Data for this task |
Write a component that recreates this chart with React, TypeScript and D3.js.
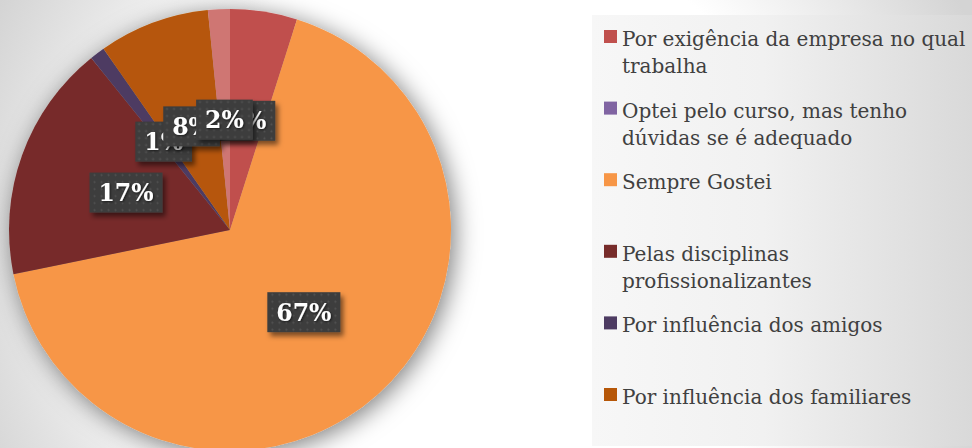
import React, { useEffect, useRef } from 'react';
import * as d3 from 'd3';

// Slices in the order they appear clockwise from 12 o'clock
const sliceNames = [
  'Por exigência da empresa no qual trabalha',
  'Sempre Gostei',
  'Pelas disciplinas profissionalizantes',
  'Por influência dos amigos',
  'Por influência dos familiares',
  'Optei pelo curso, mas tenho dúvidas se é adequado',
];
const sliceValues = [4.9, 66.9, 17.4, 1.1, 8.1, 1.6];
const sliceColors = ['#C0504D', '#F79646', '#772C2A', '#4D3B62', '#B65708', '#CF7673'];

// Legend, in the order of the original
const legendLines = [
  ['Por exigência da empresa no qual', 'trabalha'],
  ['Optei pelo curso, mas tenho', 'dúvidas se é adequado'],
  ['Sempre Gostei'],
  ['Pelas disciplinas', 'profissionalizantes'],
  ['Por influência dos amigos'],
  ['Por influência dos familiares'],
];
const legendColors = ['#C0504D', '#8064A2', '#F79646', '#772C2A', '#4D3B62', '#B65708'];

const W = 972;
const H = 448;

const PieChart = () => {
  const ref = useRef<SVGSVGElement>(null);

  useEffect(() => {
    const svg = d3.select(ref.current);
    svg.selectAll('*').remove();

    const defs = svg.append('defs');

    // Background: white centre fading to grey at the edges
    const bg = defs.append('radialGradient')
      .attr('id', 'bg')
      .attr('gradientUnits', 'userSpaceOnUse')
      .attr('cx', 480).attr('cy', 250).attr('r', 540);
    bg.append('stop').attr('offset', '0.6').attr('stop-color', '#ffffff');
    bg.append('stop').attr('offset', '1').attr('stop-color', '#d4d4d4');

    const lg = defs.append('linearGradient').attr('id', 'legbg');
    lg.append('stop').attr('offset', '0').attr('stop-color', '#f7f7f7');
    lg.append('stop').attr('offset', '0.45').attr('stop-color', '#f1f1f1');
    lg.append('stop').attr('offset', '1').attr('stop-color', '#d9d9d9');

    // Soft shadow under the pie
    const shadow = defs.append('filter').attr('id', 'pieShadow')
      .attr('x', '-30%').attr('y', '-30%').attr('width', '160%').attr('height', '160%');
    shadow.append('feDropShadow')
      .attr('dx', 4).attr('dy', 4)
      .attr('stdDeviation', 12)
      .attr('flood-color', '#000')
      .attr('flood-opacity', 0.5);

    const boxShadow = defs.append('filter').attr('id', 'boxShadow')
      .attr('x', '-30%').attr('y', '-30%').attr('width', '170%').attr('height', '170%');
    boxShadow.append('feDropShadow')
      .attr('dx', 3).attr('dy', 4)
      .attr('stdDeviation', 2.5)
      .attr('flood-color', '#000')
      .attr('flood-opacity', 0.5);

    const textShadow = defs.append('filter').attr('id', 'textShadow');
    textShadow.append('feDropShadow')
      .attr('dx', 1).attr('dy', 1)
      .attr('stdDeviation', 0.8)
      .attr('flood-color', '#000')
      .attr('flood-opacity', 0.6);

    // Dotted texture on the label boxes
    const pat = defs.append('pattern')
      .attr('id', 'dots')
      .attr('patternUnits', 'userSpaceOnUse')
      .attr('width', 7).attr('height', 7);
    pat.append('rect').attr('width', 7).attr('height', 7).attr('fill', '#3d3d3d');
    pat.append('circle').attr('cx', 3.5).attr('cy', 3.5).attr('r', 1).attr('fill', '#545454');

    svg.append('rect').attr('width', W).attr('height', H).attr('fill', 'url(#bg)');

    // Pie
    const cx = 230;
    const cy = 230;
    const radius = 221;

    const pie = d3.pie<number>().sort(null).value(d => d);
    const arcs = pie(sliceValues);
    const arc = d3.arc<d3.PieArcDatum<number>>().innerRadius(0).outerRadius(radius);
    const labelArc = d3.arc<d3.PieArcDatum<number>>().innerRadius(radius / 2).outerRadius(radius / 2);

    const g = svg.append('g').attr('transform', `translate(${cx}, ${cy})`);

    g.append('g')
      .attr('filter', 'url(#pieShadow)')
      .selectAll('path')
      .data(arcs)
      .enter()
      .append('path')
      .attr('d', arc)
      .attr('fill', (d, i) => sliceColors[i]);

    // Data labels, centred at half the radius
    const total = d3.sum(sliceValues);
    arcs.forEach((d, i) => {
      const [lx, ly] = labelArc.centroid(d);
      const label = `${Math.round((sliceValues[i] / total) * 100)}%`;
      const lbl = g.append('g').attr('transform', `translate(${lx}, ${ly})`);
      const box = lbl.append('rect').attr('fill', 'url(#dots)').attr('filter', 'url(#boxShadow)');
      const t = lbl.append('text')
        .attr('text-anchor', 'middle')
        .attr('dy', '0.36em')
        .attr('fill', '#ffffff')
        .attr('filter', 'url(#textShadow)')
        .style('font-family', 'DejaVu Serif')
        .style('font-weight', 'bold')
        .style('font-size', '23.5px')
        .text(label);
      const tw = (t.node() as SVGTextElement).getComputedTextLength();
      box.attr('x', -tw / 2 - 9).attr('y', -20).attr('width', tw + 18).attr('height', 40);
    });

    // Legend panel
    svg.append('rect')
      .attr('x', 592).attr('y', 15)
      .attr('width', W - 592).attr('height', 431)
      .attr('fill', 'url(#legbg)');

    const slot = d3.scaleLinear().domain([0, 1]).range([46, 46 + 71.6]);

    const legend = svg.append('g');
    legendLines.forEach((lines, i) => {
      const y = slot(i);
      legend.append('rect')
        .attr('x', 604).attr('y', y - 16)
        .attr('width', 13).attr('height', 13)
        .attr('fill', legendColors[i]);
      const txt = legend.append('text')
        .attr('x', 622).attr('y', y)
        .attr('fill', '#404040')
        .style('font-family', 'DejaVu Serif')
        .style('font-size', '20px');
      lines.forEach((line, j) => {
        txt.append('tspan').attr('x', 622).attr('y', y + j * 27).text(line);
      });
    });
  }, []);

  return (
    <svg
      ref={ref}
      width={W}
      height={H}
      style={{ position: 'absolute', left: 0, top: 0, display: 'block' }}
    />
  );
};

export default function App() {
  return <PieChart />;
}
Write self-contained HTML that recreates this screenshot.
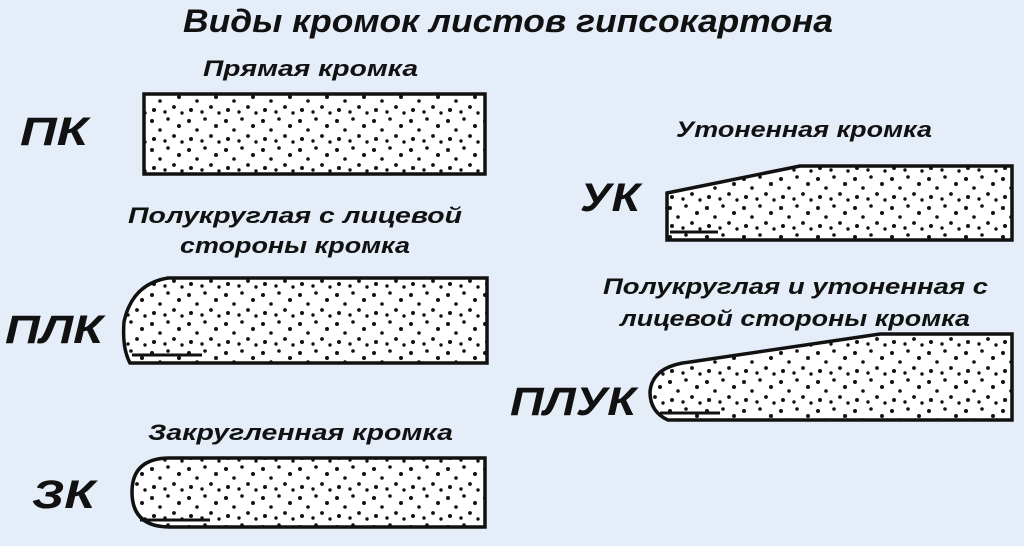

Problem requirements | Return the listing above in full and without alteration, excluding its pictures.

Full solution |
Write a component that recreates this chart with React, TypeScript and D3.js.
import React, { useEffect, useRef } from 'react';
import * as d3 from 'd3';

// Slices in the order they appear clockwise from 12 o'clock
const sliceNames = [
  'Por exigência da empresa no qual trabalha',
  'Sempre Gostei',
  'Pelas disciplinas profissionalizantes',
  'Por influência dos amigos',
  'Por influência dos familiares',
  'Optei pelo curso, mas tenho dúvidas se é adequado',
];
const sliceValues = [4.9, 66.9, 17.4, 1.1, 8.1, 1.6];
const sliceColors = ['#C0504D', '#F79646', '#772C2A', '#4D3B62', '#B65708', '#CF7673'];

// Legend, in the order of the original
const legendLines = [
  ['Por exigência da empresa no qual', 'trabalha'],
  ['Optei pelo curso, mas tenho', 'dúvidas se é adequado'],
  ['Sempre Gostei'],
  ['Pelas disciplinas', 'profissionalizantes'],
  ['Por influência dos amigos'],
  ['Por influência dos familiares'],
];
const legendColors = ['#C0504D', '#8064A2', '#F79646', '#772C2A', '#4D3B62', '#B65708'];

const W = 972;
const H = 448;

const PieChart = () => {
  const ref = useRef<SVGSVGElement>(null);

  useEffect(() => {
    const svg = d3.select(ref.current);
    svg.selectAll('*').remove();

    const defs = svg.append('defs');

    // Background: white centre fading to grey at the edges
    const bg = defs.append('radialGradient')
      .attr('id', 'bg')
      .attr('gradientUnits', 'userSpaceOnUse')
      .attr('cx', 480).attr('cy', 250).attr('r', 540);
    bg.append('stop').attr('offset', '0.6').attr('stop-color', '#ffffff');
    bg.append('stop').attr('offset', '1').attr('stop-color', '#d4d4d4');

    const lg = defs.append('linearGradient').attr('id', 'legbg');
    lg.append('stop').attr('offset', '0').attr('stop-color', '#f7f7f7');
    lg.append('stop').attr('offset', '0.45').attr('stop-color', '#f1f1f1');
    lg.append('stop').attr('offset', '1').attr('stop-color', '#d9d9d9');

    // Soft shadow under the pie
    const shadow = defs.append('filter').attr('id', 'pieShadow')
      .attr('x', '-30%').attr('y', '-30%').attr('width', '160%').attr('height', '160%');
    shadow.append('feDropShadow')
      .attr('dx', 4).attr('dy', 4)
      .attr('stdDeviation', 12)
      .attr('flood-color', '#000')
      .attr('flood-opacity', 0.5);

    const boxShadow = defs.append('filter').attr('id', 'boxShadow')
      .attr('x', '-30%').attr('y', '-30%').attr('width', '170%').attr('height', '170%');
    boxShadow.append('feDropShadow')
      .attr('dx', 3).attr('dy', 4)
      .attr('stdDeviation', 2.5)
      .attr('flood-color', '#000')
      .attr('flood-opacity', 0.5);

    const textShadow = defs.append('filter').attr('id', 'textShadow');
    textShadow.append('feDropShadow')
      .attr('dx', 1).attr('dy', 1)
      .attr('stdDeviation', 0.8)
      .attr('flood-color', '#000')
      .attr('flood-opacity', 0.6);

    // Dotted texture on the label boxes
    const pat = defs.append('pattern')
      .attr('id', 'dots')
      .attr('patternUnits', 'userSpaceOnUse')
      .attr('width', 7).attr('height', 7);
    pat.append('rect').attr('width', 7).attr('height', 7).attr('fill', '#3d3d3d');
    pat.append('circle').attr('cx', 3.5).attr('cy', 3.5).attr('r', 1).attr('fill', '#545454');

    svg.append('rect').attr('width', W).attr('height', H).attr('fill', 'url(#bg)');

    // Pie
    const cx = 230;
    const cy = 230;
    const radius = 221;

    const pie = d3.pie<number>().sort(null).value(d => d);
    const arcs = pie(sliceValues);
    const arc = d3.arc<d3.PieArcDatum<number>>().innerRadius(0).outerRadius(radius);
    const labelArc = d3.arc<d3.PieArcDatum<number>>().innerRadius(radius / 2).outerRadius(radius / 2);

    const g = svg.append('g').attr('transform', `translate(${cx}, ${cy})`);

    g.append('g')
      .attr('filter', 'url(#pieShadow)')
      .selectAll('path')
      .data(arcs)
      .enter()
      .append('path')
      .attr('d', arc)
      .attr('fill', (d, i) => sliceColors[i]);

    // Data labels, centred at half the radius
    const total = d3.sum(sliceValues);
    arcs.forEach((d, i) => {
      const [lx, ly] = labelArc.centroid(d);
      const label = `${Math.round((sliceValues[i] / total) * 100)}%`;
      const lbl = g.append('g').attr('transform', `translate(${lx}, ${ly})`);
      const box = lbl.append('rect').attr('fill', 'url(#dots)').attr('filter', 'url(#boxShadow)');
      const t = lbl.append('text')
        .attr('text-anchor', 'middle')
        .attr('dy', '0.36em')
        .attr('fill', '#ffffff')
        .attr('filter', 'url(#textShadow)')
        .style('font-family', 'DejaVu Serif')
        .style('font-weight', 'bold')
        .style('font-size', '23.5px')
        .text(label);
      const tw = (t.node() as SVGTextElement).getComputedTextLength();
      box.attr('x', -tw / 2 - 9).attr('y', -20).attr('width', tw + 18).attr('height', 40);
    });

    // Legend panel
    svg.append('rect')
      .attr('x', 592).attr('y', 15)
      .attr('width', W - 592).attr('height', 431)
      .attr('fill', 'url(#legbg)');

    const slot = d3.scaleLinear().domain([0, 1]).range([46, 46 + 71.6]);

    const legend = svg.append('g');
    legendLines.forEach((lines, i) => {
      const y = slot(i);
      legend.append('rect')
        .attr('x', 604).attr('y', y - 16)
        .attr('width', 13).attr('height', 13)
        .attr('fill', legendColors[i]);
      const txt = legend.append('text')
        .attr('x', 622).attr('y', y)
        .attr('fill', '#404040')
        .style('font-family', 'DejaVu Serif')
        .style('font-size', '20px');
      lines.forEach((line, j) => {
        txt.append('tspan').attr('x', 622).attr('y', y + j * 27).text(line);
      });
    });
  }, []);

  return (
    <svg
      ref={ref}
      width={W}
      height={H}
      style={{ position: 'absolute', left: 0, top: 0, display: 'block' }}
    />
  );
};

export default function App() {
  return <PieChart />;
}
Write self-contained HTML that recreates this screenshot.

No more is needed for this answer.